MST Variants and Applications

What This Concept Is

The MST is the tip of a broader family. Useful variants and close relatives:

Maximum spanning tree. Replace min with max (or negate weights) - same algorithms, same proofs.
Bottleneck spanning tree. Minimize the maximum edge weight rather than the sum. Any MST is also a minimum-bottleneck spanning tree, so O(|E| log |V|) suffices; linear-time bottleneck trees exist via MBST reductions.
Second-best MST. The tree with second-smallest total weight; computable in O(|V||E|) by swapping exactly one MST edge for the minimum-cost substitute on the cycle closed by each non-MST edge.
k-th MST. Enumerate MSTs in nondecreasing order of weight using the swap structure (matroid exchange).
Steiner tree. Minimum-weight tree that spans a specified subset of "terminal" vertices (others optional). NP-hard; MST of the complete graph on terminals with shortest-path weights gives a 2-approximation (Kou-Markowsky-Berman).
Minimum spanning arborescence (Edmonds / Chu-Liu). Directed analogue; chosen edges form a rooted tree oriented away from a root. Polynomial despite directed setting.
Euclidean MST. MST of a point set in the plane; computable in O(n log n) via the Delaunay triangulation, which contains the EMST.
Degree-constrained MST. Find an MST where no vertex has more than k neighbors. NP-hard for k = 2 (that's Hamiltonian path).
Minimum bottleneck path. Not strictly a tree variant but any MST answers all pairwise minimum-bottleneck paths simultaneously along its unique tree paths.

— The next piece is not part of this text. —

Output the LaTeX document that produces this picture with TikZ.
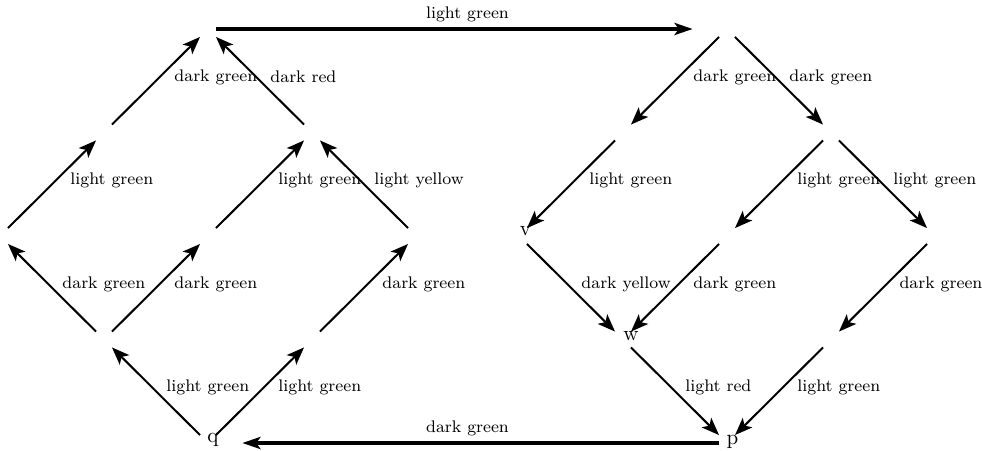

Recognizing that a problem is "MST plus one twist" saves weeks of reinvention.

Why It Matters Here

MST-shaped problems appear throughout systems and optimization:

Network design. Cheapest wiring, pipelining, or fiber layout connecting all nodes.
Clustering. Remove the k-1 heaviest MST edges to produce k clusters maximizing the minimum inter-cluster gap (single-linkage clustering).
Approximation algorithms. MST-based 2-approximations for metric TSP and Steiner tree; 1.5-approximation (Christofides) starts from the MST.
Image segmentation. Felzenszwalb-Huttenlocher uses MST-style merging of pixel components via a threshold-on-edge-weight stop rule.
Bottleneck and reliability questions. Minimum-bottleneck paths reduce to MSTs; reliable network backbones often use a max-weight MST under reliability scores.
Leader election / broadcast trees. Distributed algorithms (GHS) compute MSTs in message-passing systems as overlay backbones.

Concrete Examples

Single-linkage clustering is literally "run Kruskal, stop early."

For k = 2, sort edges: 0.1, 0.2, 0.2, 0.3, 0.4, 2.5. Kruskal adds the first 5 edges and stops before 2.5; the resulting two components ({p1,p2,p3,p4}, {p5,p6,p7}) are the clusters. The excluded edge 2.5 is exactly the largest inter-cluster gap, certified by the cut property.

Metric TSP 2-approximation. Build an MST T of the complete graph on the cities; do a DFS preorder of T to produce a Hamiltonian tour. The tour's length is at most 2 * w(T) <= 2 * OPT, because removing any edge from an optimal tour gives a spanning tree.

MST here is A-B-C, B-D-E with weight 10; DFS preorder A,B,C,B,D,E,D,B,A gives a tour of at most 20.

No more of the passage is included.